- _Exercise_:
Write out each line that follows exactly as it stands, without the pictures.

- _Material provided_:
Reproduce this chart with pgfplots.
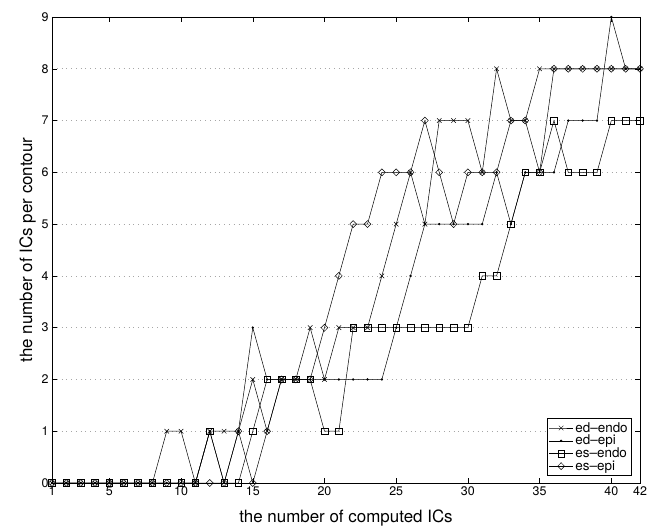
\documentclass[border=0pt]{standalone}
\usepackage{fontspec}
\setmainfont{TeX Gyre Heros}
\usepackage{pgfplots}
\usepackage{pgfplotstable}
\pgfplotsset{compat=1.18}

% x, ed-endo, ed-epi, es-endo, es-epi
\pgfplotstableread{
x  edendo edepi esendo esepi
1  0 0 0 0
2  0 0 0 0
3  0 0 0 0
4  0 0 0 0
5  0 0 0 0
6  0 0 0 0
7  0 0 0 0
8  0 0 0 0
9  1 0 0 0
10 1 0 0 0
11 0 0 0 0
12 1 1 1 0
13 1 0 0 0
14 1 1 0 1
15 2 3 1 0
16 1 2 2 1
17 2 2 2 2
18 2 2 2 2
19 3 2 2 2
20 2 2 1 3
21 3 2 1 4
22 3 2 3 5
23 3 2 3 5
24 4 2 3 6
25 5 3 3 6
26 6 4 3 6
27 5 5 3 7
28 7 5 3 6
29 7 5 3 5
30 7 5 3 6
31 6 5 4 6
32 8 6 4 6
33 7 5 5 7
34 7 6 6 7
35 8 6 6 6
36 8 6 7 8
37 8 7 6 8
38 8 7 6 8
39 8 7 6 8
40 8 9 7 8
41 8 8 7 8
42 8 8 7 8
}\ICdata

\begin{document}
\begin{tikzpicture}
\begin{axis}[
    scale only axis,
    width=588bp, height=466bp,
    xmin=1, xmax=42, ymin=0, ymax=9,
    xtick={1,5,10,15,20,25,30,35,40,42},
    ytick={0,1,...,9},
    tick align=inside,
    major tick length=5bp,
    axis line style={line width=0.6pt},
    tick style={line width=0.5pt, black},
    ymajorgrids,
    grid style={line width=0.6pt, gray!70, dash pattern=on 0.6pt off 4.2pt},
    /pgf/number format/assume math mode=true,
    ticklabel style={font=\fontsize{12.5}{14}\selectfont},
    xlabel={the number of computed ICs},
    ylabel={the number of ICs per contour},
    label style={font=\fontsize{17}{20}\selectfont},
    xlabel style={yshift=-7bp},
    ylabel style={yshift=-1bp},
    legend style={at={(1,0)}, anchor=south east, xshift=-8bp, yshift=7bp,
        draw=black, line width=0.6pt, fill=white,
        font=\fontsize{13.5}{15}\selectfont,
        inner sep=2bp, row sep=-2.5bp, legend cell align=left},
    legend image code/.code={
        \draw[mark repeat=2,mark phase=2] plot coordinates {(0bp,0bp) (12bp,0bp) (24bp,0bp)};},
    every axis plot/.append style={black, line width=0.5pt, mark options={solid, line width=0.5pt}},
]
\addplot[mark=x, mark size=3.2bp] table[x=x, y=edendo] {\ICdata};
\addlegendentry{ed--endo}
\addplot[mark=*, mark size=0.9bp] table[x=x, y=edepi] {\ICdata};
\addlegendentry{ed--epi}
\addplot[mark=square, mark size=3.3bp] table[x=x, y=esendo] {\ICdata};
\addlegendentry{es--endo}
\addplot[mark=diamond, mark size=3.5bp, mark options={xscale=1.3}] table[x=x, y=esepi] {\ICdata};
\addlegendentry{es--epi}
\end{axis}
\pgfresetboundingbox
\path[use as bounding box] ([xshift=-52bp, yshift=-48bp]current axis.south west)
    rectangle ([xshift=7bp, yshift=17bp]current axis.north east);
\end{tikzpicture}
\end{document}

- _Response_:
Reproduce this chart with pgfplots.
\documentclass[border=0pt]{standalone}
\usepackage{fontspec}
\setmainfont{TeX Gyre Heros}
\usepackage{pgfplots}
\usepackage{pgfplotstable}
\pgfplotsset{compat=1.18}

% x, ed-endo, ed-epi, es-endo, es-epi
\pgfplotstableread{
x  edendo edepi esendo esepi
1  0 0 0 0
2  0 0 0 0
3  0 0 0 0
4  0 0 0 0
5  0 0 0 0
6  0 0 0 0
7  0 0 0 0
8  0 0 0 0
9  1 0 0 0
10 1 0 0 0
11 0 0 0 0
12 1 1 1 0
13 1 0 0 0
14 1 1 0 1
15 2 3 1 0
16 1 2 2 1
17 2 2 2 2
18 2 2 2 2
19 3 2 2 2
20 2 2 1 3
21 3 2 1 4
22 3 2 3 5
23 3 2 3 5
24 4 2 3 6
25 5 3 3 6
26 6 4 3 6
27 5 5 3 7
28 7 5 3 6
29 7 5 3 5
30 7 5 3 6
31 6 5 4 6
32 8 6 4 6
33 7 5 5 7
34 7 6 6 7
35 8 6 6 6
36 8 6 7 8
37 8 7 6 8
38 8 7 6 8
39 8 7 6 8
40 8 9 7 8
41 8 8 7 8
42 8 8 7 8
}\ICdata

\begin{document}
\begin{tikzpicture}
\begin{axis}[
    scale only axis,
    width=588bp, height=466bp,
    xmin=1, xmax=42, ymin=0, ymax=9,
    xtick={1,5,10,15,20,25,30,35,40,42},
    ytick={0,1,...,9},
    tick align=inside,
    major tick length=5bp,
    axis line style={line width=0.6pt},
    tick style={line width=0.5pt, black},
    ymajorgrids,
    grid style={line width=0.6pt, gray!70, dash pattern=on 0.6pt off 4.2pt},
    /pgf/number format/assume math mode=true,
    ticklabel style={font=\fontsize{12.5}{14}\selectfont},
    xlabel={the number of computed ICs},
    ylabel={the number of ICs per contour},
    label style={font=\fontsize{17}{20}\selectfont},
    xlabel style={yshift=-7bp},
    ylabel style={yshift=-1bp},
    legend style={at={(1,0)}, anchor=south east, xshift=-8bp, yshift=7bp,
        draw=black, line width=0.6pt, fill=white,
        font=\fontsize{13.5}{15}\selectfont,
        inner sep=2bp, row sep=-2.5bp, legend cell align=left},
    legend image code/.code={
        \draw[mark repeat=2,mark phase=2] plot coordinates {(0bp,0bp) (12bp,0bp) (24bp,0bp)};},
    every axis plot/.append style={black, line width=0.5pt, mark options={solid, line width=0.5pt}},
]
\addplot[mark=x, mark size=3.2bp] table[x=x, y=edendo] {\ICdata};
\addlegendentry{ed--endo}
\addplot[mark=*, mark size=0.9bp] table[x=x, y=edepi] {\ICdata};
\addlegendentry{ed--epi}
\addplot[mark=square, mark size=3.3bp] table[x=x, y=esendo] {\ICdata};
\addlegendentry{es--endo}
\addplot[mark=diamond, mark size=3.5bp, mark options={xscale=1.3}] table[x=x, y=esepi] {\ICdata};
\addlegendentry{es--epi}
\end{axis}
\pgfresetboundingbox
\path[use as bounding box] ([xshift=-52bp, yshift=-48bp]current axis.south west)
    rectangle ([xshift=7bp, yshift=17bp]current axis.north east);
\end{tikzpicture}
\end{document}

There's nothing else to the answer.